Damping and Vibration
  • Polymer Concrete: This is the synthetic material’s superpower. The viscoelastic nature of the epoxy binder provides exceptional damping—often 10 times better than steel and slightly better than granite. For machines plagued by chatter or high-frequency vibration, polymer concrete is an excellent isolator.
  • Granite: Offers excellent damping (better than steel), but generally slightly less than optimized polymer composites. However, for the vast majority of precision applications, granite’s damping is more than sufficient.
Long-Term Flatness
Granite is effectively stress-free because it has been under pressure for millennia. Polymer concrete is a man-made mixture; its long-term stability relies entirely on the quality of the mix and the cure. In a 10-year study, high-quality granite consistently maintains its geometric tolerances better than polymer composites, which are subject to aging effects of the plastic binder.

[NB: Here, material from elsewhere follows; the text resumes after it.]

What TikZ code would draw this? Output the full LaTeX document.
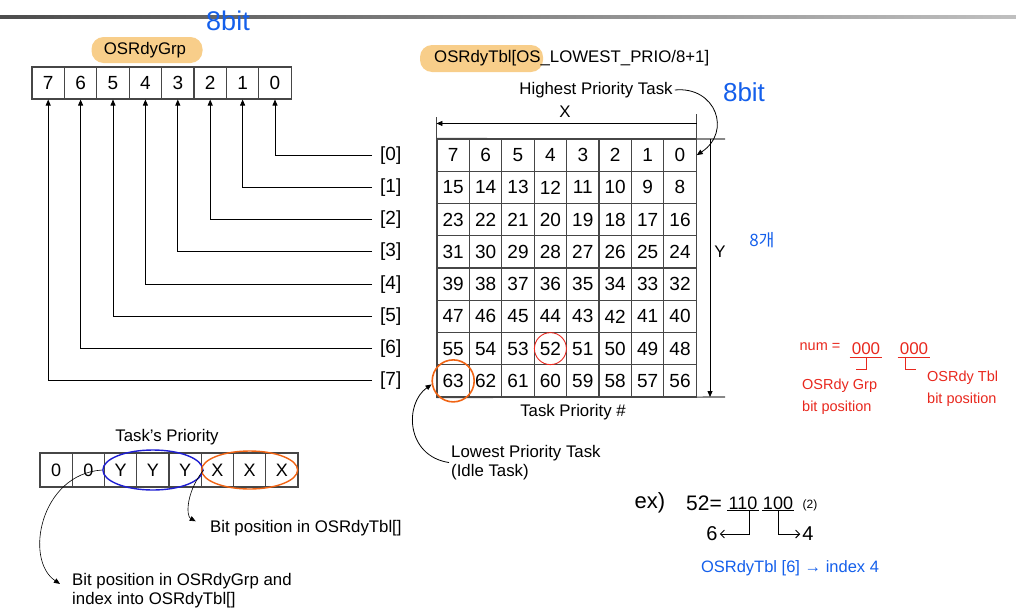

Phase 4: Total Cost of Ownership (TCO) Analysis

When we aggregate these factors into a financial model, the picture changes.
The TCO Equation:
TCO = Initial Cost + (Maintenance Cost × Years) + (Scrap Cost due to Inaccuracy) + (Downtime Cost)
Scenario A: The Polymer Concrete Base
  • Initial Cost: Low ($8,000)
  • Maintenance: Medium (Recoating/Inspection every 5 years)
  • Performance Risk: Medium (Potential for thermal drift or creep after 8 years)
  • End of Life: Difficult to recycle (composite material).
Scenario B: The Granite Base
  • Initial Cost: High ($10,000 – premium for machining)
  • Maintenance: Near Zero (Inert, no coating)
  • Performance Risk: Low (Stable for decades)
  • End of Life: High residual value (can be re-lapped or repurposed).
The “Scrap Rate” Variable
Consider a machine that produces $500 worth of parts per hour. If the polymer base drifts thermally by just 2 microns more than the granite base due to daily temperature swings, causing a crash or a bad batch once a month, the cost of that scrap ($12,000/year) instantly eclipses the initial savings of the material.

Comparative Data Summary

Feature Natural Granite Polymer Concrete Winner
Initial Price (Complex) High Low Polymer
Vibration Damping Excellent Superior Polymer
Thermal Stability Superior Good Granite
Long-Term Creep None (Geological) Possible (Resin aging) Granite
Chemical Resistance Superior Moderate Granite
Repairability Difficult Easy (Fill and patch) Polymer
Sustainability Natural/Recyclable Synthetic/Hard to Recycle Granite

Conclusion: Choosing for the Long Term

So, which material should you choose?
If your priority is rapid prototyping, complex geometry, or extreme vibration damping for a machine with a shorter lifecycle (3-5 years), polymer concrete is a viable, cost-effective engineering solution.
However, if you are building a precision equipment foundation intended to last 10, 20, or 50 years—where accuracy is the non-negotiable currency—granite remains the superior investment. The “True Cost” of polymer concrete often reveals itself in the form of thermal sensitivity and material aging, whereas granite offers a guarantee of stability that only nature can provide.